Парадокс, не правда ли: то, что одни называют актом духовного вандализма, другие – глубочайшим «прозрением в то, что есть», как сказал бы М. Хайдеггер. Шпенглер увидел рождение чудовища планетарной техники из лона культуры Европы XVII–XVШ – XIX вв. Увидел, ужаснулся и честно написал об этом. И он был не менее честен, чем Достоевский в «Братьях Карамазовых», сказавший правду об отношении современного человечества к учению Христа, а в «Бесах» провидевший на 100 лет вперед зомбиально-фанатическую суть многих устроителей царства справедливости в России.
Ужасное в цивилизации ясно видел и М. Хайдеггер. Он считал чудовищным развитие техники до степени «планетарной», когда она превращается в «Мегамашину», «Gestell» («опору», «станину»[11]) всего общественного здания, когда «любая река, в частности, великий Рейн – гордость Германии, встроена в гидроэлектростанцию в качестве поставщика» энергии. К этому нельзя привыкать: вдумайтесь в контраст, звучащий в двух названиях: «Рейн», встроенный в электростанцию для производства электроэнергии, и «Рейн», о котором говорит произведение искусства, одноименный гимн Ф. Гёльдерлина. Отметим, что и наша: «Волга-Волга – мать родная» встроена своими «детьми» в каскад гидроэлектростанций. Так что некрасовское «Выдь на Волгу, чей стон раздается?…» уже не о бурлаках – это стон российской культуры и природы под гнетом новых чудовищ.

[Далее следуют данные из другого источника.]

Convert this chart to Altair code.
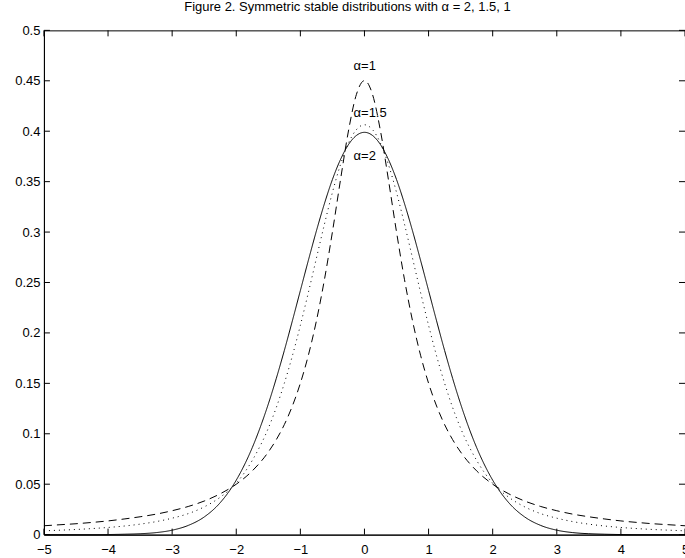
import altair as alt
import pandas as pd

# ---- data ----
x_vals = [-5, -4.75, -4.5, -4.25, -4, -3.75, -3.5, -3.25, -3, -2.75, -2.5, -2.25, -2,
          -1.75, -1.5, -1.375, -1.25, -1.125, -1, -0.875, -0.75, -0.625, -0.5, -0.375,
          -0.25, -0.125, 0, 0.125, 0.25, 0.375, 0.5, 0.625, 0.75, 0.875, 1, 1.125, 1.25,
          1.375, 1.5, 1.75, 2, 2.25, 2.5, 2.75, 3, 3.25, 3.5, 3.75, 4, 4.25, 4.5, 4.75, 5]

# alpha = 2 (solid)
alpha2 = [0.0000, 0.0000, 0.0000, 0.0000, 0.0001, 0.0004, 0.0009, 0.0020, 0.0044, 0.0091,
          0.0175, 0.0317, 0.0540, 0.0863, 0.1295, 0.1550, 0.1826, 0.2119, 0.2420, 0.2720,
          0.3011, 0.3281, 0.3521, 0.3718, 0.3867, 0.3958, 0.3989, 0.3958, 0.3867, 0.3718,
          0.3521, 0.3281, 0.3011, 0.2720, 0.2420, 0.2119, 0.1826, 0.1550, 0.1295, 0.0863,
          0.0540, 0.0317, 0.0175, 0.0091, 0.0044, 0.0020, 0.0009, 0.0004, 0.0001, 0.0000,
          0.0000, 0.0000, 0.0000]

# alpha = 1.5 (dotted)
alpha15 = [0.0038, 0.0044, 0.0051, 0.0060, 0.0071, 0.0085, 0.0104, 0.0129, 0.0163, 0.0208,
           0.0275, 0.0371, 0.0510, 0.0736, 0.1055, 0.1261, 0.1501, 0.1772, 0.2075, 0.2401,
           0.2740, 0.3077, 0.3393, 0.3667, 0.3881, 0.4016, 0.4064, 0.4016, 0.3881, 0.3667,
           0.3393, 0.3077, 0.2740, 0.2401, 0.2075, 0.1772, 0.1501, 0.1261, 0.1055, 0.0736,
           0.0510, 0.0371, 0.0275, 0.0208, 0.0163, 0.0129, 0.0104, 0.0085, 0.0071, 0.0060,
           0.0051, 0.0044, 0.0038]

# alpha = 1 (dashed)
alpha1 = [0.0088, 0.0098, 0.0108, 0.0121, 0.0136, 0.0155, 0.0177, 0.0203, 0.0237, 0.0279,
          0.0333, 0.0405, 0.0500, 0.0632, 0.0819, 0.0942, 0.1091, 0.1275, 0.1501, 0.1779,
          0.2119, 0.2527, 0.3001, 0.3514, 0.4002, 0.4366, 0.4502, 0.4366, 0.4002, 0.3514,
          0.3001, 0.2527, 0.2119, 0.1779, 0.1501, 0.1275, 0.1091, 0.0942, 0.0819, 0.0632,
          0.0500, 0.0405, 0.0333, 0.0279, 0.0237, 0.0203, 0.0177, 0.0155, 0.0136, 0.0121,
          0.0108, 0.0098, 0.0088]

series_names = ["α=2", "α=1.5", "α=1"]
series_dash = [[1, 0], [1, 4], [8, 5]]

label_text = ["α=1", "α=1.5", "α=2"]
label_x = [-0.17, -0.17, -0.17]
label_y = [0.461, 0.414, 0.371]

x_ticks = [-5, -4, -3, -2, -1, 0, 1, 2, 3, 4, 5]
y_ticks = [0, 0.05, 0.1, 0.15, 0.2, 0.25, 0.3, 0.35, 0.4, 0.45, 0.5]

title_text = "Figure 2. Symmetric stable distributions with α = 2, 1.5, 1"

# ---- layout / style ----
W, H = 642, 505
FONT = "Liberation Sans"
TICK = 6

rows = []
for name, ys in zip(series_names, [alpha2, alpha15, alpha1]):
    for xv, yv in zip(x_vals, ys):
        rows.append({"x": xv, "y": yv, "series": name})
df = pd.DataFrame(rows)

xt = pd.DataFrame({"x": x_ticks})
yt = pd.DataFrame({"y": y_ticks})
lab = pd.DataFrame({"x": label_x, "y": label_y, "t": label_text})

xscale = alt.Scale(domain=[-5, 5], nice=False, zero=False)
yscale = alt.Scale(domain=[0, 0.5], nice=False, zero=False)

xaxis = alt.Axis(values=x_ticks, format="d", title=None, grid=False, ticks=False, tickSize=0,
                 domain=True, domainColor="black", domainWidth=1, labelFont=FONT,
                 labelFontSize=13, labelColor="black", labelPadding=9, labelFlush=False)
yaxis = alt.Axis(values=y_ticks, format=".2~f", title=None, grid=False, ticks=False, tickSize=0,
                 domain=True, domainColor="black", domainWidth=1, labelFont=FONT,
                 labelFontSize=13, labelColor="black", labelPadding=4, labelFlush=False)

X = lambda: alt.X("x:Q", scale=xscale, axis=xaxis)
Y = lambda: alt.Y("y:Q", scale=yscale, axis=yaxis)

lines = alt.Chart(df).mark_line(color="black", strokeWidth=1, interpolate="monotone").encode(
    x=X(), y=Y(),
    strokeDash=alt.StrokeDash("series:N",
                              scale=alt.Scale(domain=series_names, range=series_dash),
                              legend=None),
)

labels = alt.Chart(lab).mark_text(align="left", baseline="alphabetic", font=FONT,
                                   fontSize=13, color="black").encode(x=X(), y=Y(), text="t:N")

bottom_ticks = alt.Chart(xt).mark_rule(color="black", strokeWidth=1).encode(
    x=X(), y=alt.value(H), y2=alt.value(H - TICK))
top_ticks = alt.Chart(xt).mark_rule(color="black", strokeWidth=1).encode(
    x=X(), y=alt.value(0), y2=alt.value(TICK))
left_ticks = alt.Chart(yt).mark_rule(color="black", strokeWidth=1).encode(
    y=Y(), x=alt.value(0), x2=alt.value(TICK))
right_ticks = alt.Chart(yt).mark_rule(color="black", strokeWidth=1).encode(
    y=Y(), x=alt.value(W), x2=alt.value(W - TICK))

chart = alt.layer(lines, labels, bottom_ticks, top_ticks, left_ticks, right_ticks).properties(
    width=W, height=H,
    title=alt.TitleParams(text=title_text, font=FONT, fontSize=13, fontWeight="normal",
                          color="black", anchor="middle", baseline="alphabetic",
                          frame="group", offset=0, dx=-17),
    autosize=alt.AutoSizeParams(type="none"),
    padding={"left": 44, "top": 30, "right": 0, "bottom": 23},
    background="white",
).configure_view(stroke="black", strokeWidth=1)

chart.save("out.html", embed_options={"renderer": "svg", "actions": False})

Итак, западноевропейская культура стала современной рациональной цивилизацией; цивилизация породила чудовищного «обитателя» планеты, который развивается по своим за конам, да еще приспосабливает к своим нуждам взрывообразно множащееся человечество. И уже современные «дети Земли» заговаривают о» постчеловеческом «мире, – «мире нформационно-компьютерной.[12]
Но вернемся к «Закату Европы». Не перестаешь поражаться гением Освальда Шпенглера, который увидел – не в обиду будь сказано Владимиру Маяковскому и не менее гениальным провидцам (Марксу, в частности) светлого будущего – «идущее через горы времени, чего не видит никто». В предваряющих 1 том «Капитала» рукописях Маркс говорил о перспективах превращения производительной силы труда на основе технологического применения европейской науки в автоматизированный процесс. Однако и Марксу не пришло бы в голову, что одушевленное, но еще антропоморфное чудовище – Капитал (которое поглощает живой труд «как бы под влиянием охватившей его любовной страсти») может в муках родов нового общества произвести на свет уже не антропоморфное, «постчеловеческое», чудовище – взбесившуюся (в немыслимом и для Ф. М. Достоевского смысле) роботизированную технику, подмявшую под себя человечество, или (еще более немыслимый для Декарта, Канта, Гегеля, Маркса) компьютерно-информационный интеллект, не уступающий по мощности ноосфере В. И. Вернадского и превосходящий определенные возможности человеческого ума».[13]
Провидеть грядущую после заката Европы планетарную технику и глобальные проблемы человечества удалось эмпириомонисту Александру Богданову (Малиновскому) – русскому предтече европейского системного анализа, создавшему в начале XX в. свою «Тектологию» и роман «Красная звезда»[14]. Роман считался фантастическим: в нем была нарисована картина гибели цивилизации из-за истощения природных ресурсов планеты и деградации культуры. Как справедливо отметил в свое время Э. Ильенков, роман «Красная звезда» в золотой фонд научно-фантастической литературы не вошел. Но после знакомства с докладами Римскому клубу видишь, что роман предвосхитил их, а его автор – наравне со Шпенглером – был одним из претеч глобалистики (хотя в «Закате Европы» сам метод европейского позитивизма, одним из течений которого был и эмпириомонизм А. Богданова, истолкован как симптом именно заката высокой европейской культуры).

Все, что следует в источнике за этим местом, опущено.